The recipe for success

You wouldn't think that opening amid the downturn in the summer of 2009, in an expensive rental space inside the biggest mall in the world, during Ramadan no less, would be the way to approach things. But Al Danhani refused to believe the naysayers - even concerned members of her own family.

"People said: 'Are you sure you want to do something in food and beverage?
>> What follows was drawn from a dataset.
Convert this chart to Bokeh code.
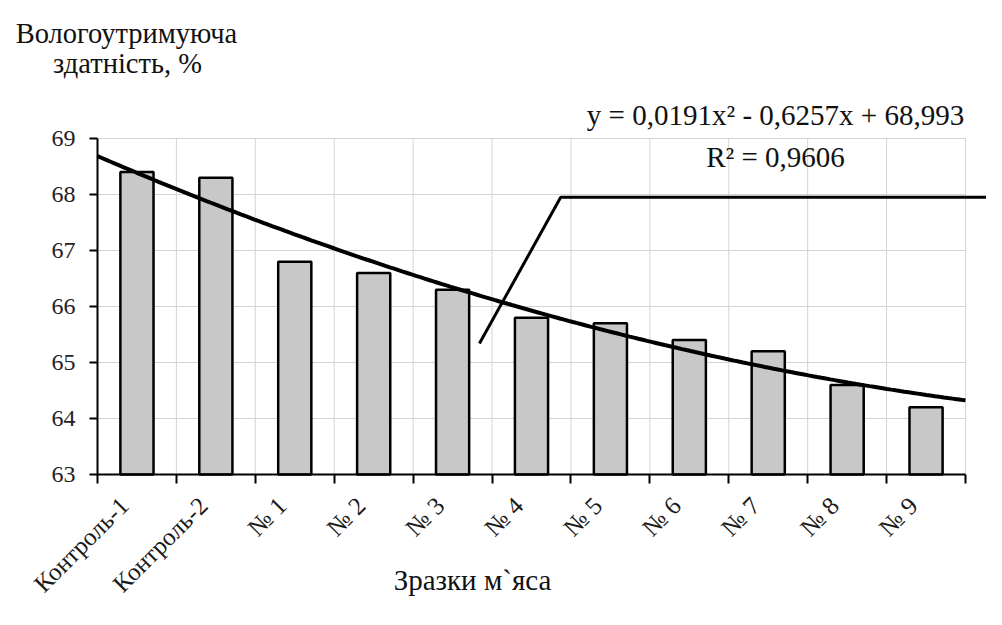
import numpy as np
from math import pi
from bokeh.plotting import figure
from bokeh.models import Range1d, FixedTicker, Label, ColumnDataSource
from bokeh.embed import file_html
from bokeh.resources import INLINE

# ---- data ----
categories = ["Контроль-1", "Контроль-2", "№ 1", "№ 2", "№ 3", "№ 4",
              "№ 5", "№ 6", "№ 7", "№ 8", "№ 9"]
values = [68.4, 68.3, 66.8, 66.6, 66.3, 65.8, 65.7, 65.4, 65.2, 64.6, 64.2]
y_ticks = [63, 64, 65, 66, 67, 68, 69]
trend_coef = [0.0191, -0.6257, 68.993]
equation_text = "y = 0,0191x² - 0,6257x + 68,993"
r2_text = "R² = 0,9606"
y_title = ["Вологоутримуюча", "здатність, %"]
x_title = "Зразки м`яса"
callout_x = [5.34, 6.37, 12.0]
callout_y = [65.34, 67.95, 67.95]

FONT = "Liberation Serif"
n = len(categories)
xs = list(range(1, n + 1))
bounds = [i + 0.5 for i in range(0, n + 1)]
label_pos = [round(x - 0.16, 2) for x in xs]
x_lo, x_hi = 0.5, n + 0.5
y_lo, y_hi = y_ticks[0], y_ticks[-1]

W, H = 986, 609
FL, FR, FT, FB = 97, 965, 138, 474      # plot area in pixels
ux = (FR - FL) / (x_hi - x_lo)
uy = (FB - FT) / (y_hi - y_lo)

p = figure(width=W, height=H, output_backend="svg", toolbar_location=None,
           x_range=Range1d(x_lo - FL / ux, x_lo + (W - FL) / ux),
           y_range=Range1d(y_lo - (H - FB) / uy, y_hi + FT / uy),
           min_border=0, min_border_left=0, min_border_right=0,
           min_border_top=0, min_border_bottom=0)
p.outline_line_color = None
p.background_fill_color = "white"
p.border_fill_color = "white"
p.xgrid.visible = False
p.ygrid.visible = False

GRID = "#d4d4d4"
# vertical grid lines at category boundaries
p.segment(x0=bounds[1:], x1=bounds[1:], y0=[y_lo] * n, y1=[y_hi] * n,
          line_color=GRID, line_width=1)
# horizontal grid lines at y ticks
p.segment(x0=[x_lo] * (len(y_ticks) - 1), x1=[x_hi] * (len(y_ticks) - 1),
          y0=y_ticks[1:], y1=y_ticks[1:], line_color=GRID, line_width=1)

# bars
src = ColumnDataSource(dict(x=xs, top=values, cat=categories))
p.vbar(x="x", top="top", bottom=y_lo, width=0.42, source=src,
       fill_color="#c8c8c8", line_color="black", line_width=2.5)

# trend
tx = np.linspace(x_lo, x_hi, 200)
ty = np.polyval(trend_coef, tx)
p.line(tx, ty, line_color="black", line_width=4)

# callout
p.line(callout_x, callout_y, line_color="black", line_width=3)

# axes
xa = p.xaxis[0]
xa.fixed_location = y_lo
xa.bounds = (x_lo, x_hi)
xa.ticker = FixedTicker(ticks=label_pos, minor_ticks=bounds)
xa.major_label_overrides = {x: c for x, c in zip(label_pos, categories)}
xa.major_label_orientation = pi / 4
xa.major_tick_line_color = None
xa.major_tick_in = 0
xa.major_tick_out = 0
xa.minor_tick_in = 0
xa.minor_tick_out = 9
xa.minor_tick_line_width = 2
xa.minor_tick_line_color = "black"
xa.axis_line_width = 2
xa.axis_line_color = "black"
xa.major_label_text_font = FONT
xa.major_label_text_font_size = "25px"
xa.major_label_text_color = "#1a1a1a"
xa.major_label_standoff = 18

ya = p.yaxis[0]
ya.fixed_location = x_lo
ya.bounds = (y_lo, y_hi)
ya.ticker = FixedTicker(ticks=y_ticks)
ya.minor_tick_line_color = None
ya.major_tick_in = 0
ya.major_tick_out = 8
ya.major_tick_line_width = 2
ya.axis_line_width = 2
ya.axis_line_color = "black"
ya.major_label_text_font = FONT
ya.major_label_text_font_size = "24px"
ya.major_label_text_color = "#222222"
ya.major_label_standoff = 14


def lab(text, px, py, size, align="center"):
    p.add_layout(Label(x=x_lo + (px - FL) / ux, y=y_hi - (py - FT) / uy,
                       text=text, text_font=FONT, text_font_size=size,
                       text_align=align, text_baseline="alphabetic",
                       text_color="#111111"))


lab(y_title[0], 126, 33, "28.5px")
lab(y_title[1], 127, 63, "28.5px")
lab(equation_text, 775, 114, "29px")
lab(r2_text, 775, 156, "29px")
lab(x_title, 472, 579, "29px")

open("out.html", "w").write(file_html(p, INLINE))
And this time of the year?'" she says. "Whenever somebody asked me: 'Is it the right time'? I always said: 'Yes.'" Al Danhani believed that even in a recession, people need and want to eat.

She also refused to waver on her choice of location for that first-floor kiosk, recently joined by the second shop on the mall's top level: "I wanted to use the biggest mall in the world," she says. "The most important thing in any business is location."

While some of the first customers didn't understand - Al Danhani and her staff urged more than once "just taste it" to encourage customers that they weren't just selling bread - soon they were lining up. And since she knew there was no way to franchise an untested business, her plan to go it alone in Dubai Mall was calculated on more than one front.

"Especially at the beginning, when people are not familiar with the concept, you cannot, you know, just sub-franchise," she says. "I said, no, it's better to try it myself." She had been running the kiosk for about a year when the inquiries from potential franchisees started coming in.

The plan for eventual world domination

In addition to outlets in Saudi Arabia, Oman and Kuwait, there are now almost a dozen Pappa Roti shops operating in the UAE, with 10 more due to open in the coming weeks, the bulk of those in Abu Dhabi. Al Danhani operates five directly - three in Dubai, where she has 70 employees, one in Sharjah and one in Abu Dhabi - and is the master franchiser for the rest.

She has since become the master franchiser for North Africa and the Commonwealth of Independent States - the countries that were formerly part of the Soviet Union. And, in a sign that imitation is the most sincere form of flattery - even if it means competition for sales - earlier this month a competitor, Roti Mum Cafe from Singapore, opened its first UAE branch in the Dubai Mall's ground floor food court. According to Yognesh Sajnani, the director of the Dubai Mall branch, six more Roti Mum Cafes are expected to open in the UAE this year.